A histogram displays the distribution or variability of numerical data. It shows you where the data values are typically concentrated, how spread out they are, and whether or not there are any asymmetries.

This primer leads you down the path of least resistance to producing a histogram plot using R. Trust me; you would not want to do this by hand.

Loading a package

The command for plotting a histogram is contained inside the tidyverse package, so you need to load that first:

library(tidyverse) 

Loading a dataset

Next, we need something to plot, so let us load in a data set. We will consider the flint water data that was mentioned during the second lecture on 8/29/2024:

flint <- read_csv("flint.csv")

Let us unpack what this is doing:

  • read_csv is a function, just like \(f(x)=x^2\) or \(f(x)=ax+b\) from your math class. It receives an input, and returns an output. The input is the name of a file: "flint.csv". The output is a data frame (a spreadsheet) in R;
  • When you run read_csv, it returns a data frame. But if you don’t give that data frame a name and store it someplace, then you can’t actually use it. So that’s what the flint <- part is doing. You are assigning the output of read_csv to a variable named “flint.” If this went as planned, you should see flint listed in the upper right Environment tab of RStudio:

Note

Recalling the information here, you may have to modify the file path to something like "~/lecture-2/flint.csv" to match the particular way you have chosen to name and organize your files and folders.

Plotting a histogram

Here is the basic command in all its glory:

ggplot(flint, aes(x = lead)) +
  geom_histogram(bins = 250) + 
  coord_cartesian(xlim = c(0, 100))

Now let’s talk about it:

  • ggplot(flint, aes(x = lead)) is where we tell R what data frame we are using (flint) and which variable (column) in that data set we want to plot (lead);
  • Next, we use geom_histogram(bins = 250) to tell it that we specifically want a histogram with 250 bins;
  • Last, we use coord_cartesian(xlim = c(0, 100)) to adjust the bounds of the horizontal axis: start at x = 0 and end at x = 100;
  • We stitch all of these requests together using the + sign, and to make things more readable (not run off the page), we put a new line after each +.
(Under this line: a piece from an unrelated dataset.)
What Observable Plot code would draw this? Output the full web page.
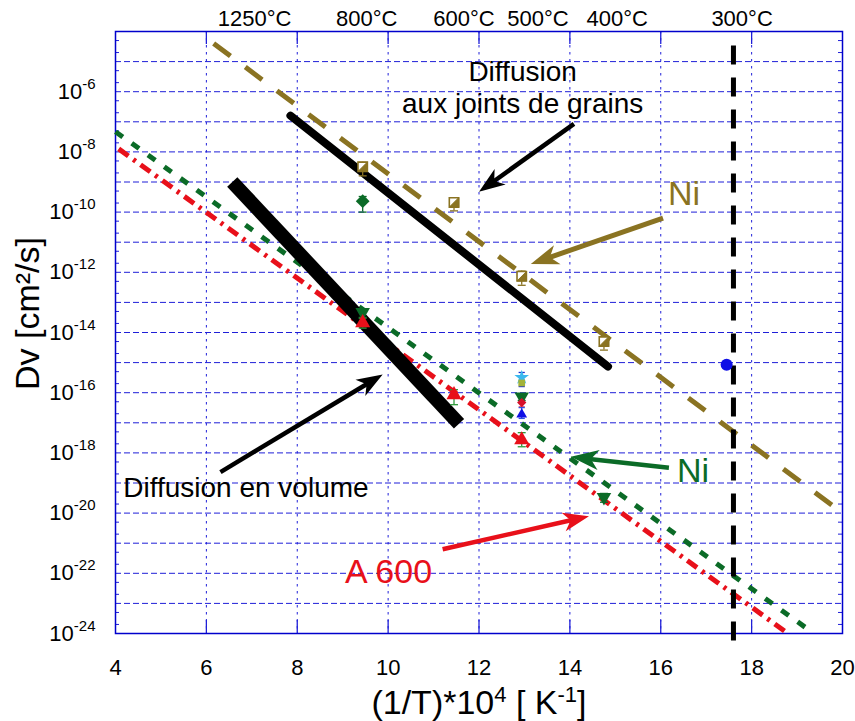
<!DOCTYPE html>
<html><head><meta charset="utf-8">
<script src="https://cdn.jsdelivr.net/npm/d3@7"></script>
<script src="https://cdn.jsdelivr.net/npm/@observablehq/plot@0.6"></script>
<style>html,body{margin:0;padding:0;background:#fff}svg{display:block}</style>
</head><body><div id="chart"></div>
<script>
// ---------- axis ticks / labels ----------
const xTicks = [4, 6, 8, 10, 12, 14, 16, 18, 20];
const xGrid = [6, 8, 10, 12, 14, 16, 18];
const yGrid = [1e-24,1e-23,1e-22,1e-21,1e-20,1e-19,1e-18,1e-17,1e-16,1e-15,1e-14,1e-13,1e-12,1e-11,1e-10,1e-9,1e-8,1e-7,1e-6,1e-5,1e-4];
const yTickVals = [1e-24,1e-22,1e-20,1e-18,1e-16,1e-14,1e-12,1e-10,1e-8,1e-6];
const yMinor = [];
for (const v of yGrid.slice(0, -1)) yMinor.push(2 * v, 5 * v);
const tempLabels = ["1250°C", "800°C", "600°C", "500°C", "400°C", "300°C"];
const tempLabelX = [7.06, 9.53, 11.67, 13.3, 15.04, 17.79];

// ---------- lines (two end points each) ----------
const niGbX = [6.16, 20],   niGbD = [4.0e-5, 1e-20];     // Ni, olive dashed
const niVolX = [4, 19.37],  niVolD = [4.7e-8, 1e-24];    // Ni, green dotted
const a600X = [4.07, 18.8], a600D = [1.26e-8, 1e-24];    // A 600, red dash-dot
const gbX = [7.85, 14.84],  gbD = [1.6e-7, 7.4e-16];     // grain boundary diffusion
const volX = [6.57, 11.56], volD = [1.0e-9, 9.3e-18];    // volume diffusion
const t300X = [17.6, 17.6], t300D = [3.4e-5, 3.4e-25];   // 300°C marker line

// ---------- measured points ----------
const olvX = [9.44, 11.45, 12.94, 14.75];
const olvD = [3.2e-9, 2.1e-10, 7.4e-13, 5.0e-15];
const olvLo = [1.6e-9, 1.1e-10, 3.7e-13, 2.6e-15];
const olvHi = [4.5e-9, 3.0e-10, 1.1e-12, 7.0e-15];

const gDiaX = [9.44], gDiaD = [2.3e-10], gDiaLo = [1.0e-10], gDiaHi = [3.3e-10];

const gTriX = [9.44, 12.94, 14.75];
const gTriD = [4.7e-14, 7.4e-17, 3.4e-20];
const gTriLo = [3.2e-14, 5.5e-17, 2.3e-20];
const gTriHi = [6.0e-14, 9.0e-17, 4.5e-20];

const rTriX = [9.44, 11.45, 12.94];
const rTriD = [2.1e-14, 8.5e-17, 2.7e-18];
const rTriLo = [1.4e-14, 4.0e-17, 1.6e-18];
const rTriHi = [3.0e-14, 1.26e-16, 4.7e-18];

const rDiaX = [12.94], rDiaD = [4.7e-17], rDiaLo = [3.4e-17], rDiaHi = [5.9e-17];
const bTriX = [12.94], bTriD = [1.9e-17], bTriLo = [1.4e-17], bTriHi = [3.2e-17];
const cStarX = [12.94], cStarD = [3.2e-16], cStarLo = [1.6e-16], cStarHi = [4.7e-16];
const ygSqX = [12.94], ygSqD = [2.1e-16];
const bDotX = [17.45], bDotD = [8.5e-16];

// ---------- arrows ----------
const arrX1 = [14.09, 16.05, 6.31, 16.18, 11.2];
const arrD1 = [8.5e-8, 6.3e-11, 2.3e-19, 3.2e-19, 6.3e-22];
const arrX2 = [12.0, 13.14, 9.88, 14.02, 14.42];
const arrD2 = [4.7e-10, 1.9e-12, 4.0e-16, 7.4e-19, 7.9e-21];

// ---------- annotations ----------
const annText = ["Diffusion\naux joints de grains", "Ni", "Ni", "A 600", "Diffusion en volume"];
const annX = [12.96, 16.51, 16.71, 10.01, 6.87];
const annD = [1.48e-6, 4.0e-10, 2.5e-19, 1.07e-22, 6.8e-20];

// ---------- styles ----------
const FONT = "'Liberation Sans', Arial, Helvetica, sans-serif";
const olive = "#8a7322", green = "#0b6b27", red = "#e8101a", blue = "#1010e6";
const gridColor = "#1f1fd8";
const W = 855, H = 721, ML = 115, MR = 13, MT = 31, MB = 88;
const pts = (xs, ds) => xs.map((x, i) => ({x, d: ds[i]}));
const errs = (xs, lo, hi) => xs.map((x, i) => ({x, lo: lo[i], hi: hi[i]}));

// same scales as the chart, used to orient the filled arrow heads
const sx = Plot.scale({x: {domain: [4, 20], range: [ML, W - MR]}});
const sy = Plot.scale({y: {type: "log", domain: [1e-24, 1e-4], range: [H - MB, MT]}});

const capSym = {draw(ctx, size) { const w = Math.sqrt(size); ctx.moveTo(-w / 2, 0); ctx.lineTo(w / 2, 0); }};
const downTri = {draw(ctx, size) {
  const y = Math.sqrt(size / (Math.sqrt(3) * 3)), s3 = Math.sqrt(3);
  ctx.moveTo(0, 2 * y); ctx.lineTo(-s3 * y, -y); ctx.lineTo(s3 * y, -y); ctx.closePath(); }};
const halfSq = {draw(ctx, size) { const h = Math.sqrt(size) / 2;
  ctx.moveTo(h, -h); ctx.lineTo(h, h); ctx.lineTo(-h, h); ctx.closePath(); }};
function headSym(i, L, Wd) {
  const a = Math.atan2(sy.apply(arrD2[i]) - sy.apply(arrD1[i]), sx.apply(arrX2[i]) - sx.apply(arrX1[i]));
  const c = Math.cos(a), s = Math.sin(a);
  const pt = (u, v) => [u * c - v * s, u * s + v * c];
  return {draw(ctx) {
    ctx.moveTo(0, 0);
    ctx.lineTo(...pt(-L, Wd)); ctx.lineTo(...pt(-0.72 * L, 0)); ctx.lineTo(...pt(-L, -Wd));
    ctx.closePath();
  }};
}

function errMarks(xs, lo, hi, color, capR = 4.5) {
  const e = errs(xs, lo, hi);
  return [
    Plot.ruleX(e, {x: "x", y1: "lo", y2: "hi", stroke: color, strokeWidth: 1.3}),
    Plot.dot(e, {x: "x", y: "lo", symbol: capSym, r: capR, stroke: color, fill: "none", strokeWidth: 1.3}),
    Plot.dot(e, {x: "x", y: "hi", symbol: capSym, r: capR, stroke: color, fill: "none", strokeWidth: 1.3})
  ];
}
function arrow(i, color, sw, L = 26, Wd = 9.5) {
  return [
    Plot.arrow([i], {x1: j => arrX1[j], y1: j => arrD1[j], x2: j => arrX2[j], y2: j => arrD2[j],
      stroke: color, strokeWidth: sw, headLength: 0, insetEnd: 14, strokeLinecap: "butt"}),
    Plot.dot([i], {x: j => arrX2[j], y: j => arrD2[j], symbol: headSym(i, L, Wd), r: 5, fill: color, stroke: "none"})
  ];
}

const chart = Plot.plot({
  width: W, height: H,
  marginLeft: ML, marginRight: MR, marginTop: MT, marginBottom: MB,
  style: {fontFamily: FONT, fontSize: "22px", color: "black", background: "white", overflow: "visible"},
  x: {domain: [4, 20], label: null},
  y: {type: "log", domain: [1e-24, 1e-4], label: null},
  marks: [
    Plot.ruleY(yGrid, {stroke: gridColor, strokeDasharray: "6,3", strokeWidth: 1}),
    Plot.ruleX(xGrid, {stroke: gridColor, strokeDasharray: "2.5,4.5", strokeWidth: 1}),
    Plot.ruleX(xGrid, {stroke: gridColor, strokeWidth: 1.3, insetTop: 589}),
    Plot.ruleX(xGrid, {stroke: gridColor, strokeWidth: 1.3, insetBottom: 589}),
    Plot.ruleY(yMinor, {stroke: gridColor, strokeWidth: 1, insetRight: 723}),
    Plot.ruleY(yMinor, {stroke: gridColor, strokeWidth: 1, insetLeft: 723}),
    Plot.frame({stroke: "#0000cc", strokeWidth: 1.5}),

    Plot.axisX(xTicks, {anchor: "bottom", tickSize: 0, tickPadding: 26, label: null, tickFormat: d => String(d), fontSize: 22}),
    Plot.axisX(tempLabelX, {anchor: "top", tickSize: 0, tickPadding: 6, label: null, tickFormat: (d) => tempLabels[tempLabelX.indexOf(d)], fontSize: 22}),
    Plot.axisY(yTickVals, {anchor: "left", tickSize: 0, tickPadding: 20, label: null, tickFormat: d => String(Math.round(Math.log10(d))), fontSize: 22}),

    // fitted lines
    Plot.line(pts(niGbX, niGbD), {x: "x", y: "d", stroke: olive, strokeWidth: 5, strokeDasharray: "21,18.5", strokeLinecap: "butt"}),
    Plot.line(pts(niVolX, niVolD), {x: "x", y: "d", stroke: green, strokeWidth: 5, strokeDasharray: "9,11", strokeLinecap: "butt"}),
    Plot.line(pts(a600X, a600D), {x: "x", y: "d", stroke: red, strokeWidth: 5, strokeDasharray: "12,6,3,6", strokeLinecap: "butt"}),
    Plot.line(pts(gbX, gbD), {x: "x", y: "d", stroke: "black", strokeWidth: 8, strokeLinecap: "round"}),
    Plot.line(pts(volX, volD), {x: "x", y: "d", stroke: "black", strokeWidth: 14, strokeLinecap: "butt"}),
    Plot.line(pts(t300X, t300D), {x: "x", y: "d", stroke: "black", strokeWidth: 5, strokeDasharray: "19,13", strokeLinecap: "butt"}),

    // error bars
    ...errMarks(olvX, olvLo, olvHi, olive),
    ...errMarks(gDiaX, gDiaLo, gDiaHi, green),
    ...errMarks(gTriX, gTriLo, gTriHi, green),
    ...errMarks(rTriX, rTriLo, rTriHi, "#2e9a3a"),
    ...errMarks(cStarX, cStarLo, cStarHi, "#1c2fd0", 3.5),
    ...errMarks(rDiaX, rDiaLo, rDiaHi, "#e0506a", 3.5),
    ...errMarks(bTriX, bTriLo, bTriHi, "#3050e0", 3.5),

    // markers
    Plot.dot(pts(olvX, olvD), {x: "x", y: "d", symbol: "square", r: 5.3, fill: "white", stroke: olive, strokeWidth: 1.6}),
    Plot.dot(pts(olvX, olvD), {x: "x", y: "d", symbol: halfSq, r: 5.3, fill: olive, stroke: olive, strokeWidth: 1}),
    Plot.dot(pts(gDiaX, gDiaD), {x: "x", y: "d", symbol: "diamond2", r: 6.2, fill: green}),
    Plot.dot(pts(gTriX, gTriD), {x: "x", y: "d", symbol: downTri, r: 5.4, fill: green}),
    Plot.dot(pts(rTriX, rTriD), {x: "x", y: "d", symbol: "triangle", r: 5.6, fill: red}),
    Plot.dot(pts(cStarX, cStarD), {x: "x", y: "d", symbol: "star", r: 4.6, fill: "#3bb8ee"}),
    Plot.dot(pts(ygSqX, ygSqD), {x: "x", y: "d", symbol: "square", r: 3.8, fill: "#a3b33a"}),
    Plot.dot(pts(rDiaX, rDiaD), {x: "x", y: "d", symbol: "diamond2", r: 4.2, fill: "#d8102a"}),
    Plot.dot(pts(bTriX, bTriD), {x: "x", y: "d", symbol: "triangle", r: 4, fill: blue}),
    Plot.dot(pts(bDotX, bDotD), {x: "x", y: "d", r: 6, fill: blue}),

    // arrows
    ...arrow(0, "black", 4.5),
    ...arrow(1, olive, 5, 28, 10),
    ...arrow(2, "black", 4.5),
    ...arrow(3, green, 4.5, 28, 10),
    ...arrow(4, red, 4.5),

    // annotations
    Plot.text([0], {x: i => annX[i], y: i => annD[i], text: i => annText[i], fontSize: 28, lineHeight: 1.15, fill: "black"}),
    Plot.text([1], {x: i => annX[i], y: i => annD[i], text: i => annText[i], fontSize: 34, fill: olive}),
    Plot.text([2], {x: i => annX[i], y: i => annD[i], text: i => annText[i], fontSize: 34, fill: green}),
    Plot.text([3], {x: i => annX[i], y: i => annD[i], text: i => annText[i], fontSize: 34, fill: red}),
    Plot.text([4], {x: i => annX[i], y: i => annD[i], text: i => annText[i], fontSize: 28, fill: "black"}),

    // axis titles
    Plot.text(["(1/T)*10|4| [ K|-1|]"], {frameAnchor: "bottom", dy: 80, fontSize: 34, className: "xtitle"}),
    Plot.text(["Dv [cm²/s]"], {frameAnchor: "left", textAnchor: "middle", dx: -87, dy: -19, rotate: -90, fontSize: 34, className: "ytitle"})
  ]
});

// superscripts for log tick labels
d3.select(chart).selectAll('g[aria-label="y-axis tick label"] text').each(function () {
  const e = this.textContent.trim();
  const t = d3.select(this);
  t.text(null);
  t.append("tspan").text("10");
  t.append("tspan").attr("dy", -10).attr("font-size", "15px").text(e);
});
// superscripts in x title
d3.select(chart).selectAll(".xtitle text").each(function () {
  const parts = this.textContent.split("|");
  const t = d3.select(this);
  t.text(null);
  parts.forEach((p, i) => {
    const sp = t.append("tspan").text(p);
    if (i % 2 === 1) sp.attr("font-size", "22px").attr("dy", -12);
    else if (i > 0) sp.attr("dy", 12);
  });
});

document.getElementById("chart").appendChild(chart);
</script>
</body></html>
Adding a vertical line to the histogram

When plotting a histogram, it can also be useful to indicate on the plot the location of some particularly meaningful summary statistics, such as the mean or median. In order to do this, we can use the same basic command from the previous section, but then add some extra layers that will place vertical lines on the plot at those values:

mean_value <- mean(flint$lead)
median_value <- median(flint$lead)

ggplot(flint, aes(x = lead)) +
  geom_histogram(bins = 250) + 
  coord_cartesian(xlim = c(0, 100)) + 
  geom_vline(xintercept = mean_value, color = "red") + 
  geom_vline(xintercept = median_value, color = "blue")

Notice that the distribution of lead levels is positively skewed, which results in the mean being larger than the median.

Now you try

To double check that you can follow these instructions, redo everything above using a different data set. This may require you to modify the code in various ways:

  • the file path you provide to read_csv;
  • the name you assign to the resulting data frame;
  • the variable you plot in aes(x = lead);
  • the number of histogram bins;
  • the range of the horizontal axis.

Check that you are comfortable making these changes.